Greece continues its economic free fall, appearing unable to make its debt payments to the International Monetary Fund (IMF) on time. With no prospect of any additional bailout funding, the country’s financial situation, and its standing as it pertains to the euro, remains unclear.
Costas Azariadis, PhD, an economist at Washington University in St. Louis, is currently in Greece. A native of Athens, Azariadis emailed his observations and insights into the turmoil and what might be next.
“In Athens Monday, restaurants were full of patrons, many of whom had spent part of their day lining up in front of ATMs and gas stations. Supermarket shelves were bare for the first time in 40 years,” writes Azariadis, the Edward Mallinckrodt Distinguished University Professor in Arts & Sciences.
“As the city veered from normalcy to panic and back, people were preparing for a July 5 referendum for or against the euro.
“Leading the camps bargaining over Greece’s future are longtime German Chancellor Angela Merkel, who heads a centrist coalition, and Alexis Tsipras, the new Greek prime minister and chief of SYRIZA, a grouping of union activists, unorthodox communists and anarchists.

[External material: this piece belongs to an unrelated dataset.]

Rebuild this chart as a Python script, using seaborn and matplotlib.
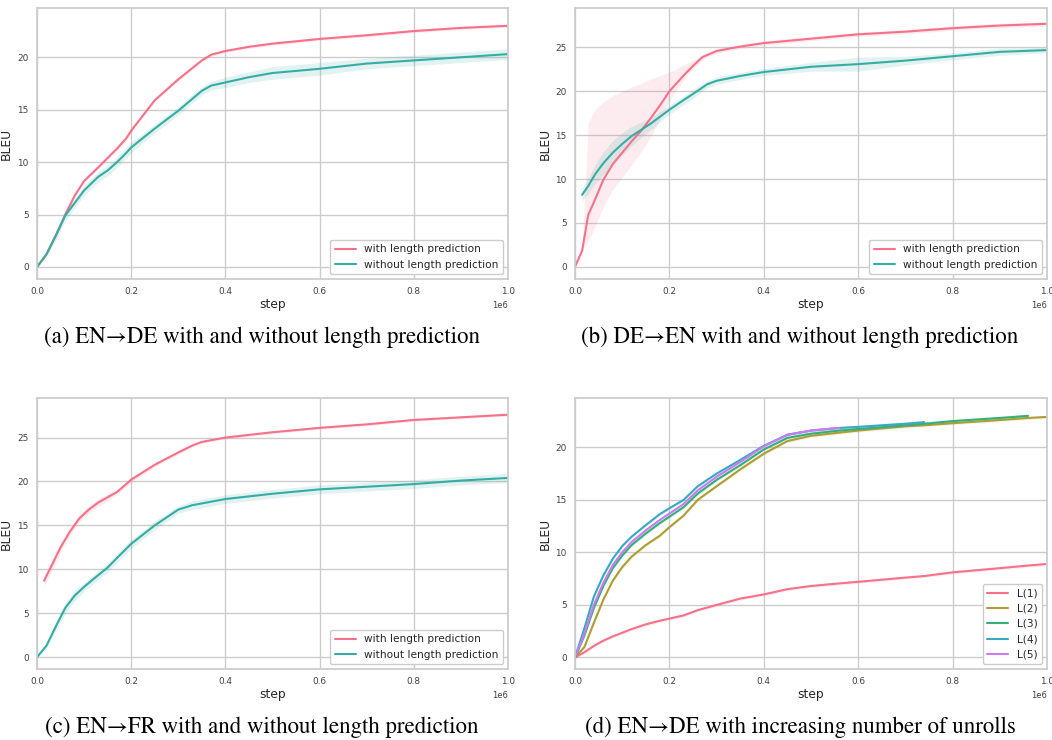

“Facing dissent inside their coalitions, Merkel and Tsipras backed away last Friday from an agreement they had almost finalized early last week. That deal pledged Greece’s lenders (European Union, IMF and European Central Bank) to roll over Greek debt if Greece agreed to continue liberalizing markets and go through another round of belt-tightening.
“Tsipras found the deal a hard sell to his party without serious debt relief from the lenders. German polls, however, showed debt relief was deeply unpopular, and the preliminary agreement collapsed.
“The upshot is that, barring a last minute miracle, Greece is likely to become technically insolvent midnight Tuesday by missing a 1.6 billion euro payment to the IMF. This will lead the country and the euro into uncharted waters.
“The best-case scenario is a resounding pro-euro vote on July 5 brokers an agreement like the one Merkel and Tsipras were close to inking last week. At the other extreme stands much uncertainty for Greece and the weaker members of Europe’s periphery.”